*EXERCISE PROMPT*. Print exactly the lines below between the line containing "Emit a LaTeX" and the line containing "(b2) at (445,547)", counting both of those lines. Leave pictures out.

*GIVEN RECORDS*.
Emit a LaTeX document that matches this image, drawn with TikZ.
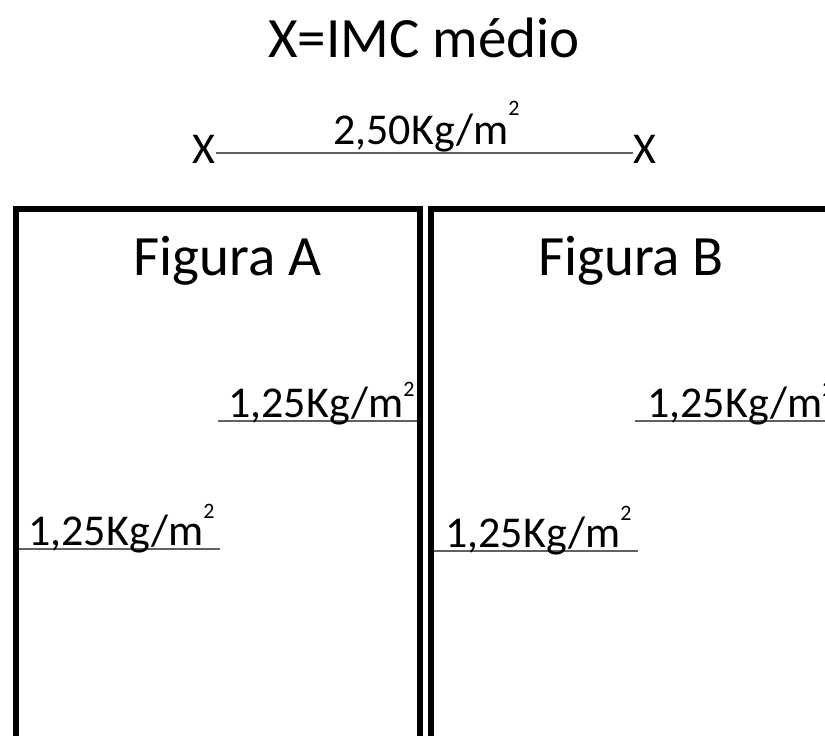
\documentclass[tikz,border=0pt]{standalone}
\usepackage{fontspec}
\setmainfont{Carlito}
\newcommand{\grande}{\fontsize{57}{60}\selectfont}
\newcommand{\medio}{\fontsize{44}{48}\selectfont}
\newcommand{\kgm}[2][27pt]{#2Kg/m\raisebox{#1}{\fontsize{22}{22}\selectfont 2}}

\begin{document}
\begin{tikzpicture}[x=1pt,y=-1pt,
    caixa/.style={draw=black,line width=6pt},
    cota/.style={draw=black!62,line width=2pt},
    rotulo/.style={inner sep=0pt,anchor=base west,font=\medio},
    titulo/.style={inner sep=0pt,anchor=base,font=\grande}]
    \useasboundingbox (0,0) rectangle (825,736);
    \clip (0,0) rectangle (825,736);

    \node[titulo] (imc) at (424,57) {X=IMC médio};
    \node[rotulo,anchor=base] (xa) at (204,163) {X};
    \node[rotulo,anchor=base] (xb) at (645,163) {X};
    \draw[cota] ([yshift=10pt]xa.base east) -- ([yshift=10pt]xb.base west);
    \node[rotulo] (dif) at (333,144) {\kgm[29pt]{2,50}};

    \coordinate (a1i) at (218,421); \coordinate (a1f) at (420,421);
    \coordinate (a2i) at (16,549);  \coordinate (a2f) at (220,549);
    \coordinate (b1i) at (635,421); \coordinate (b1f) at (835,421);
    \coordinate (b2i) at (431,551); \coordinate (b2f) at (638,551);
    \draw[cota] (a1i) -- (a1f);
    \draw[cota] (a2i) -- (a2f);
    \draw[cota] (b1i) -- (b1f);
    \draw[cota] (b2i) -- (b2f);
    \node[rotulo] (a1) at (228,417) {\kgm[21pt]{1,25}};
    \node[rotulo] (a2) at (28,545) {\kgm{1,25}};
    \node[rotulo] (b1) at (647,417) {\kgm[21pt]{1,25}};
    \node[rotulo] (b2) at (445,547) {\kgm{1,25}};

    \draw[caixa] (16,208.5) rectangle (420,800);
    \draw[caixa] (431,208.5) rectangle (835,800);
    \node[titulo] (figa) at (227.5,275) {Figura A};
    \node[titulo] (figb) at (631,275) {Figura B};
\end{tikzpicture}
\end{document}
* * *
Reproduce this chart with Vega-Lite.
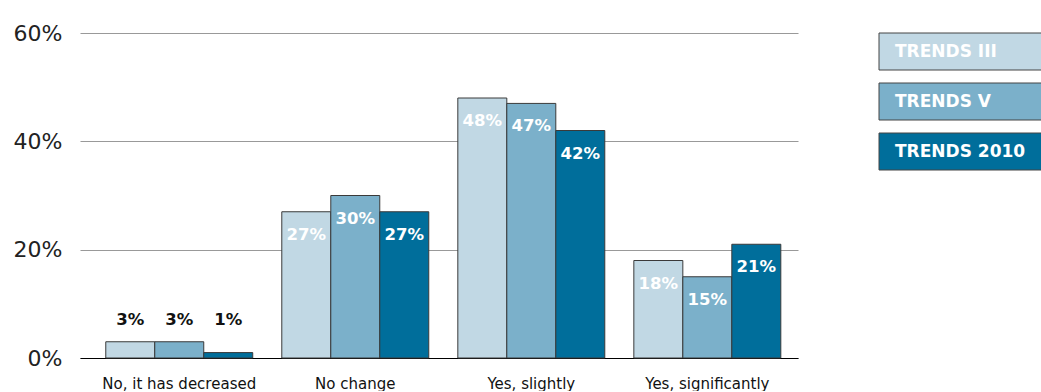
* * *
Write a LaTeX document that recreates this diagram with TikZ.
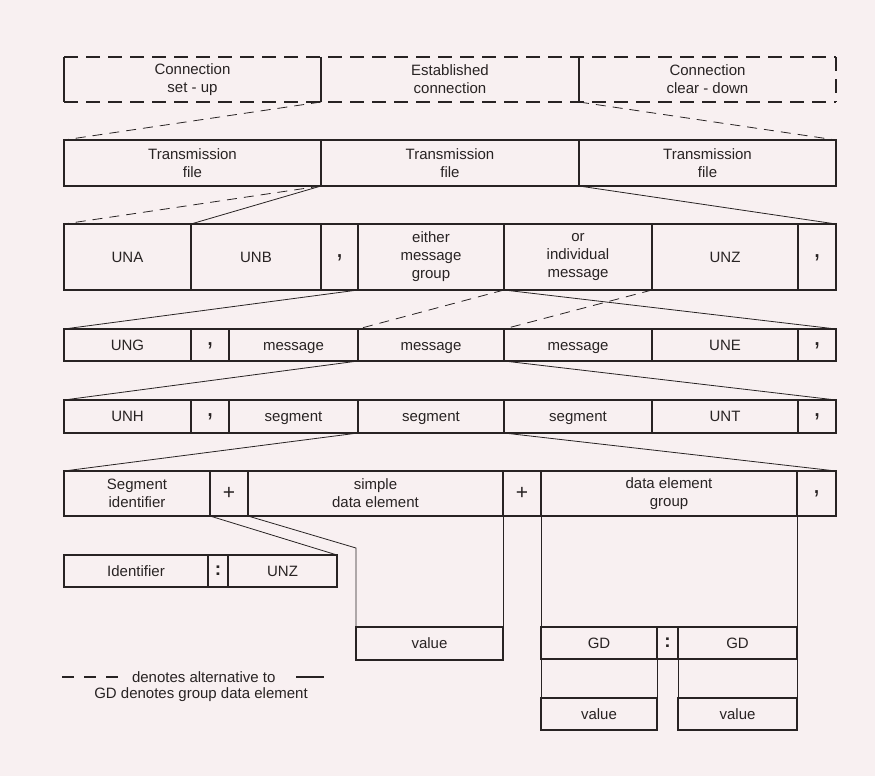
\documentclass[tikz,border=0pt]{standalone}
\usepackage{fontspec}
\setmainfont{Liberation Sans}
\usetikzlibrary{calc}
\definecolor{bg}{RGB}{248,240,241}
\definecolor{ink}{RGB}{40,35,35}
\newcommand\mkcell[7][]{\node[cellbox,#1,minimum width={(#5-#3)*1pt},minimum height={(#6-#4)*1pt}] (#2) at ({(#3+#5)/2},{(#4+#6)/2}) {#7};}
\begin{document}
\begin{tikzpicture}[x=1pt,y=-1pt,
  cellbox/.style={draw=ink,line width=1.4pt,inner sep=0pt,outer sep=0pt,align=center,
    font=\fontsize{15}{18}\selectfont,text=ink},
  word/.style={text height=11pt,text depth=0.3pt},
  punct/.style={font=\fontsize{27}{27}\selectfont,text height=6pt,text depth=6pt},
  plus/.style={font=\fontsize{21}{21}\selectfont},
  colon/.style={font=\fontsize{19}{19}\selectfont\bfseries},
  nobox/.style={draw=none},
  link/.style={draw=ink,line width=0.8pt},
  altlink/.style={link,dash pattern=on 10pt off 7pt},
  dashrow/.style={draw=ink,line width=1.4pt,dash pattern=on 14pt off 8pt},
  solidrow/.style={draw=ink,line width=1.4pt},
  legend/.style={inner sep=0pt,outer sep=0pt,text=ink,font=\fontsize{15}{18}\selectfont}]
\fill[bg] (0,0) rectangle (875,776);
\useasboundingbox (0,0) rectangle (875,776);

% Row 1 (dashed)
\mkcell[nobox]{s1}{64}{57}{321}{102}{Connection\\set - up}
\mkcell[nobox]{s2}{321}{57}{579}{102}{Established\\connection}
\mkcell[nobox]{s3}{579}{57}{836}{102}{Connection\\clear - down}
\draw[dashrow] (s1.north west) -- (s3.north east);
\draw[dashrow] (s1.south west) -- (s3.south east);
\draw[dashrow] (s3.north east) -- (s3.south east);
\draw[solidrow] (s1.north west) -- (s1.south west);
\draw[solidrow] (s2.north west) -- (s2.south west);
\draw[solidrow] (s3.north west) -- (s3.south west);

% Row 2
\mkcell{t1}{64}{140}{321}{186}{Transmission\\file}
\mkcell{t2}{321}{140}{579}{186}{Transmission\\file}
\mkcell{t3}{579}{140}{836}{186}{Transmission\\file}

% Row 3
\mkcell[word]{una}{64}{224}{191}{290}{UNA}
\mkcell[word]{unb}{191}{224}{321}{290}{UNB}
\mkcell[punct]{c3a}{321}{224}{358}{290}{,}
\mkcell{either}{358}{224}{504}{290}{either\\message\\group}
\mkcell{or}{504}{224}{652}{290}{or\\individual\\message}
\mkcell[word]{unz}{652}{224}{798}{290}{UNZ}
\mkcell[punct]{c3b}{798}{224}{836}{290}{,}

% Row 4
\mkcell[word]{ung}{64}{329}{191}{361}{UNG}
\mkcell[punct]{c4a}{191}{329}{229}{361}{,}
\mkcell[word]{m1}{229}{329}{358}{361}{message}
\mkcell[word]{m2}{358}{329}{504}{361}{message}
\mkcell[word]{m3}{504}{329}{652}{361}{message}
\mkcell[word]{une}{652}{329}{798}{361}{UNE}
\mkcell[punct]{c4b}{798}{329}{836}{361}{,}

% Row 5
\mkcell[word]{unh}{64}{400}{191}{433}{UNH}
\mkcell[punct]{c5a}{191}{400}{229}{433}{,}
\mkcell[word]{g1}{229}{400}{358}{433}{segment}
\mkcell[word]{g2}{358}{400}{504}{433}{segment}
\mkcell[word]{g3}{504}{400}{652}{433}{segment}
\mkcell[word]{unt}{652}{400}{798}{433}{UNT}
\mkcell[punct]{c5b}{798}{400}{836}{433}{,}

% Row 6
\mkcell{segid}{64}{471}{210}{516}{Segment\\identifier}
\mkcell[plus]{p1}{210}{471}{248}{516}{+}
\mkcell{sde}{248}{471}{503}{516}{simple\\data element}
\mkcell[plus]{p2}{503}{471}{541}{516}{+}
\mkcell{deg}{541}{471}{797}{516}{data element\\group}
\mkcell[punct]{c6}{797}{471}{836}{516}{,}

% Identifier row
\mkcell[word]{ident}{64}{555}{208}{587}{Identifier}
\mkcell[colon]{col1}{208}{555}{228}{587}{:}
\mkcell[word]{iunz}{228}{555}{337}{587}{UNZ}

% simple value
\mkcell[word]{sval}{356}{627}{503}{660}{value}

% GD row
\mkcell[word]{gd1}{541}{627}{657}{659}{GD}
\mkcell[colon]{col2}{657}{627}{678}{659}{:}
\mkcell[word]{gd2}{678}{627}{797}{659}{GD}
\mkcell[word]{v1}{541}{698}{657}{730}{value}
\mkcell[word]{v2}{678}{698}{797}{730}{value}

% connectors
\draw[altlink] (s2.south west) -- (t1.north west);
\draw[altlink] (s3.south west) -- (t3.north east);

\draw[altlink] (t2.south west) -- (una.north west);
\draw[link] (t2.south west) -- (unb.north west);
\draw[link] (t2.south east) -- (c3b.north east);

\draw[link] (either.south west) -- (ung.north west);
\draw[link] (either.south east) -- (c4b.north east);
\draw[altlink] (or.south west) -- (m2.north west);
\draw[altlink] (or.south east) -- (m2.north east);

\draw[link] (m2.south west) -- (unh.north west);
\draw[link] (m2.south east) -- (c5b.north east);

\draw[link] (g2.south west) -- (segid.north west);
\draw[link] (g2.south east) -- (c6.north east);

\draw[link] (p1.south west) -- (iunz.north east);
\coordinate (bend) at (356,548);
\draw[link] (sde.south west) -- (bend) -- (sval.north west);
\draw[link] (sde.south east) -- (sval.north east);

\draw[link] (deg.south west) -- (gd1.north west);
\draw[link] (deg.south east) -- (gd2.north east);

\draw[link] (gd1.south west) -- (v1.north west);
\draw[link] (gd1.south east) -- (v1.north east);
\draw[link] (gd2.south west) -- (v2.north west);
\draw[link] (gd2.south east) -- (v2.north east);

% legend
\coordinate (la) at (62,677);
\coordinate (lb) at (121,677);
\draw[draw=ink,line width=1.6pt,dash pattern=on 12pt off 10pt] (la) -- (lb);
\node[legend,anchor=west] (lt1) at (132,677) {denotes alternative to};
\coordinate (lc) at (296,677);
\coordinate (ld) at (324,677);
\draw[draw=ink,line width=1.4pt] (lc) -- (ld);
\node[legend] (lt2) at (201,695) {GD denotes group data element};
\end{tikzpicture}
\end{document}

*RESPONSE TO THIS EXERCISE*.
Emit a LaTeX document that matches this image, drawn with TikZ.
\documentclass[tikz,border=0pt]{standalone}
\usepackage{fontspec}
\setmainfont{Carlito}
\newcommand{\grande}{\fontsize{57}{60}\selectfont}
\newcommand{\medio}{\fontsize{44}{48}\selectfont}
\newcommand{\kgm}[2][27pt]{#2Kg/m\raisebox{#1}{\fontsize{22}{22}\selectfont 2}}

\begin{document}
\begin{tikzpicture}[x=1pt,y=-1pt,
    caixa/.style={draw=black,line width=6pt},
    cota/.style={draw=black!62,line width=2pt},
    rotulo/.style={inner sep=0pt,anchor=base west,font=\medio},
    titulo/.style={inner sep=0pt,anchor=base,font=\grande}]
    \useasboundingbox (0,0) rectangle (825,736);
    \clip (0,0) rectangle (825,736);

    \node[titulo] (imc) at (424,57) {X=IMC médio};
    \node[rotulo,anchor=base] (xa) at (204,163) {X};
    \node[rotulo,anchor=base] (xb) at (645,163) {X};
    \draw[cota] ([yshift=10pt]xa.base east) -- ([yshift=10pt]xb.base west);
    \node[rotulo] (dif) at (333,144) {\kgm[29pt]{2,50}};

    \coordinate (a1i) at (218,421); \coordinate (a1f) at (420,421);
    \coordinate (a2i) at (16,549);  \coordinate (a2f) at (220,549);
    \coordinate (b1i) at (635,421); \coordinate (b1f) at (835,421);
    \coordinate (b2i) at (431,551); \coordinate (b2f) at (638,551);
    \draw[cota] (a1i) -- (a1f);
    \draw[cota] (a2i) -- (a2f);
    \draw[cota] (b1i) -- (b1f);
    \draw[cota] (b2i) -- (b2f);
    \node[rotulo] (a1) at (228,417) {\kgm[21pt]{1,25}};
    \node[rotulo] (a2) at (28,545) {\kgm{1,25}};
    \node[rotulo] (b1) at (647,417) {\kgm[21pt]{1,25}};
    \node[rotulo] (b2) at (445,547) {\kgm{1,25}};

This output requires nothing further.